RECORDS FOR PROCESSING —
────────────────────────────────────────
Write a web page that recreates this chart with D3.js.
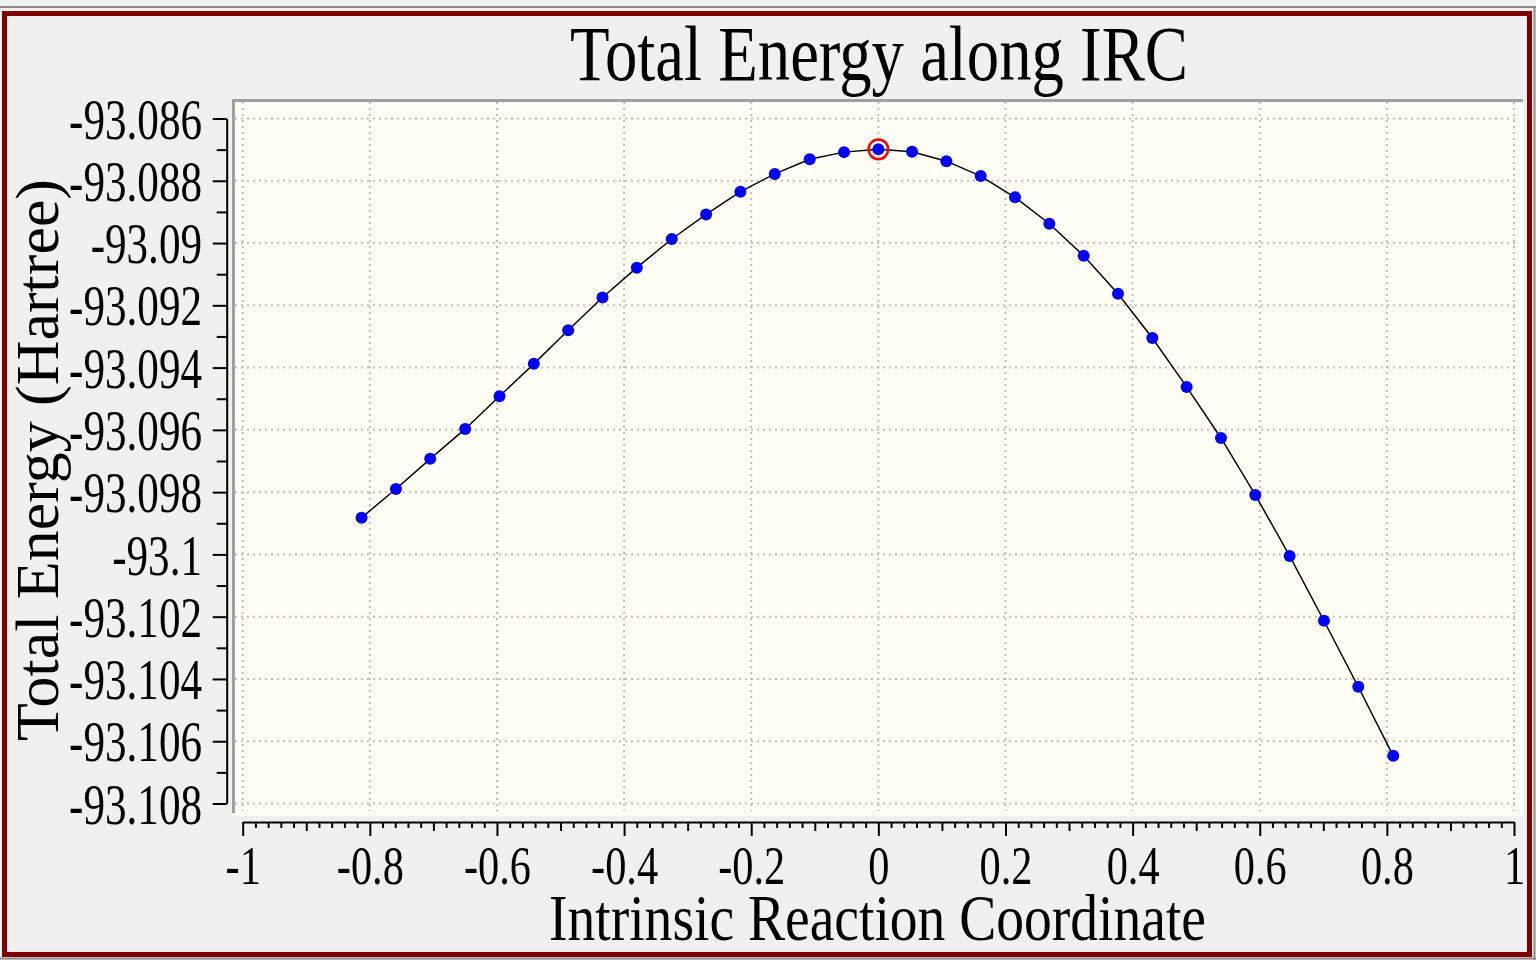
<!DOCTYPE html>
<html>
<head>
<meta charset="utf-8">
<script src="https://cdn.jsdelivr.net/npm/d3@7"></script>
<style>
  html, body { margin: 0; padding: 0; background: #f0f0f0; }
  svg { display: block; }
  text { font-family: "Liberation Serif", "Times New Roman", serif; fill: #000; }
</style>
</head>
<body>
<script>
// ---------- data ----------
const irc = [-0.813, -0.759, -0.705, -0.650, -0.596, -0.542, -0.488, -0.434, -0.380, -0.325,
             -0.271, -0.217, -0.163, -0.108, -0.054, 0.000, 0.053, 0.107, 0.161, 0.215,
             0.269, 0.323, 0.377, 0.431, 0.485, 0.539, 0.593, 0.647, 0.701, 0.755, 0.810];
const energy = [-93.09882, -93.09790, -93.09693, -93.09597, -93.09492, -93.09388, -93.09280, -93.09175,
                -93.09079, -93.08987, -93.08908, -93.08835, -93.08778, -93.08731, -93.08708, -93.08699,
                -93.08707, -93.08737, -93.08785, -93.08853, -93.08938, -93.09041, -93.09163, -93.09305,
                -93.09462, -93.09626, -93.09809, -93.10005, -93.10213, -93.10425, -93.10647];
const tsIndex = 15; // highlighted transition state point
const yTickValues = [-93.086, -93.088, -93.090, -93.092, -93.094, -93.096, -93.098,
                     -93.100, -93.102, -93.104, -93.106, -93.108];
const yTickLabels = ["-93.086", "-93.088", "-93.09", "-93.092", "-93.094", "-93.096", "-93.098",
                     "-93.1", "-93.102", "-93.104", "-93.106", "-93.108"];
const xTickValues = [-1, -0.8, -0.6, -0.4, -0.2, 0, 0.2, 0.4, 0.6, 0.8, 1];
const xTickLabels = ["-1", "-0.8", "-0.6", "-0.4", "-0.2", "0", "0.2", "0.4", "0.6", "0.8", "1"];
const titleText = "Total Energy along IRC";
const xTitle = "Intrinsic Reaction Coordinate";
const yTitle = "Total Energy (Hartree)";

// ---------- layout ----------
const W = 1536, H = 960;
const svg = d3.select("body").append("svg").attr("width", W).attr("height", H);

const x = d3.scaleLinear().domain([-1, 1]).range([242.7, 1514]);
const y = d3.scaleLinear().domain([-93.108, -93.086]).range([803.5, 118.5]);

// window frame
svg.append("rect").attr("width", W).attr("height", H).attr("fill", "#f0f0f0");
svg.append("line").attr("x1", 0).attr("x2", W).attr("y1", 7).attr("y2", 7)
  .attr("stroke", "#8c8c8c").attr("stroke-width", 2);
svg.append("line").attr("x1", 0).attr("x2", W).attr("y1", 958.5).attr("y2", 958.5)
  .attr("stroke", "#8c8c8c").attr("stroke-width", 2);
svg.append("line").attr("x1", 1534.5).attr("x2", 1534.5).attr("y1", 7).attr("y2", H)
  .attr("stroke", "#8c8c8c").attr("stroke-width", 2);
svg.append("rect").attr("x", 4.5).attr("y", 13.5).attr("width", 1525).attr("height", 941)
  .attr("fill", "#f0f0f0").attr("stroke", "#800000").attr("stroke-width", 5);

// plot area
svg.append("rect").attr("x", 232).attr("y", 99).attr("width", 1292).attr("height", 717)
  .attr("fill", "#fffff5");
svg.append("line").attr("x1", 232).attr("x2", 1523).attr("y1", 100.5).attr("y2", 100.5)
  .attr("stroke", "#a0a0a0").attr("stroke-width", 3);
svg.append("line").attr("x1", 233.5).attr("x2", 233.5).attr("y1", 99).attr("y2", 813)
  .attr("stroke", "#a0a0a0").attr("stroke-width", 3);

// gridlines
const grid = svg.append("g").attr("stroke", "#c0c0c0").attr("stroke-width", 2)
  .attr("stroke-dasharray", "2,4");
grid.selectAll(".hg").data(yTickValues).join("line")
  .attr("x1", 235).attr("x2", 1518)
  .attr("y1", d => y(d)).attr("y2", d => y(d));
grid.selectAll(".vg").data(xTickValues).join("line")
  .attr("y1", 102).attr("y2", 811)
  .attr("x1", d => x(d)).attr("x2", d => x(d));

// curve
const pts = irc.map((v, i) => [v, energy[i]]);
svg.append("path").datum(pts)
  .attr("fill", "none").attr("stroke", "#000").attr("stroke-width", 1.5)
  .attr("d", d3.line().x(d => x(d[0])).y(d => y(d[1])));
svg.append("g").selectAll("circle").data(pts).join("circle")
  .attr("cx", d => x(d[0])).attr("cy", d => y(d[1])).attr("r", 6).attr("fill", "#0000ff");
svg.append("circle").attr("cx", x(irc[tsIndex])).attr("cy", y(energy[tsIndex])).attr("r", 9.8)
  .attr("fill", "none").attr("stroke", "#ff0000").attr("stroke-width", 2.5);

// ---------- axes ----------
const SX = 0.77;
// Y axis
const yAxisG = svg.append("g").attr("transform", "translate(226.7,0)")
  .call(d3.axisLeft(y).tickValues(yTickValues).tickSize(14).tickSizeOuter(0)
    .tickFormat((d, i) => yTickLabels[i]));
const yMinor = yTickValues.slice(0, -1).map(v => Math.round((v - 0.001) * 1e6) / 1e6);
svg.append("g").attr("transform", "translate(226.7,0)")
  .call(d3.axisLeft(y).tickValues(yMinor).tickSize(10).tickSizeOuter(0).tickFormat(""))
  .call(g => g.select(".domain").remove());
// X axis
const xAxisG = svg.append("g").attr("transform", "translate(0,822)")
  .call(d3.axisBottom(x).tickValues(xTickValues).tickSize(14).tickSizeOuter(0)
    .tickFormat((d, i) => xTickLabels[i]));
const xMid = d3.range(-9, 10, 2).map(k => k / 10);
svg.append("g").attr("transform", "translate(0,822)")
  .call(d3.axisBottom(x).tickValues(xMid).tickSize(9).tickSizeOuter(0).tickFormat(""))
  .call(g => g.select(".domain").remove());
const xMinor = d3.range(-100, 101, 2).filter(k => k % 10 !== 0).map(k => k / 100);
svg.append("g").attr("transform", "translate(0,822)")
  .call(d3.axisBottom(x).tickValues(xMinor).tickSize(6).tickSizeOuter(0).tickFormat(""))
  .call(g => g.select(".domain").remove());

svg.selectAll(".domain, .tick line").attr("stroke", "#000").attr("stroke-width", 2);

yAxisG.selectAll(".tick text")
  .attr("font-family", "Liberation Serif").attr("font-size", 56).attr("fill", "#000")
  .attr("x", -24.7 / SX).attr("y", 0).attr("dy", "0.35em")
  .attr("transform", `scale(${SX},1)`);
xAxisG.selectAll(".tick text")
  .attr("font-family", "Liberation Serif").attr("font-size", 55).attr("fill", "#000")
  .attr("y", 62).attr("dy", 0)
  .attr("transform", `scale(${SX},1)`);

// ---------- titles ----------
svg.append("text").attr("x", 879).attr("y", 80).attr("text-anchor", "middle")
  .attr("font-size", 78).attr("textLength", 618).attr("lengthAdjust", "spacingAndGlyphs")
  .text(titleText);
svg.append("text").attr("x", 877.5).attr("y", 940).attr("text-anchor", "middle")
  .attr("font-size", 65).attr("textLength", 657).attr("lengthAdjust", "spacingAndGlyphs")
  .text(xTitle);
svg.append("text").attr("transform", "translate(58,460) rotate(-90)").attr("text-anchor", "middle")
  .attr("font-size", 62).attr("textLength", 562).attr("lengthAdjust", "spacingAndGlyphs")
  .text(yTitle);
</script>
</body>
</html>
────────────────────────────────────────
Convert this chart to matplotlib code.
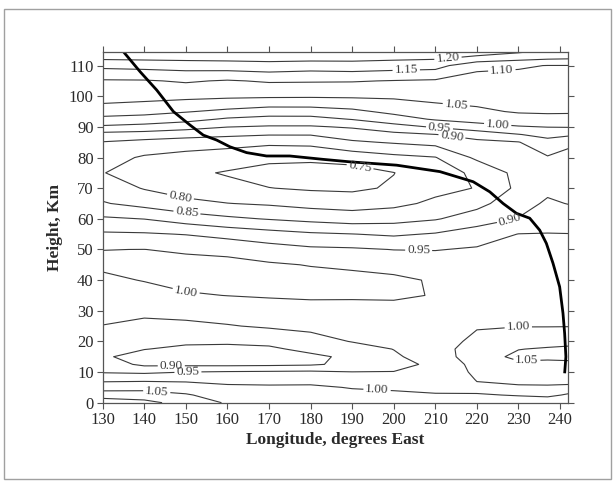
────────────────────────────────────────
SET PROBLEM —
From the entries above, extract each line containing "chart".

WRITTEN SOLUTION —
Write a web page that recreates this chart with D3.js.
Convert this chart to matplotlib code.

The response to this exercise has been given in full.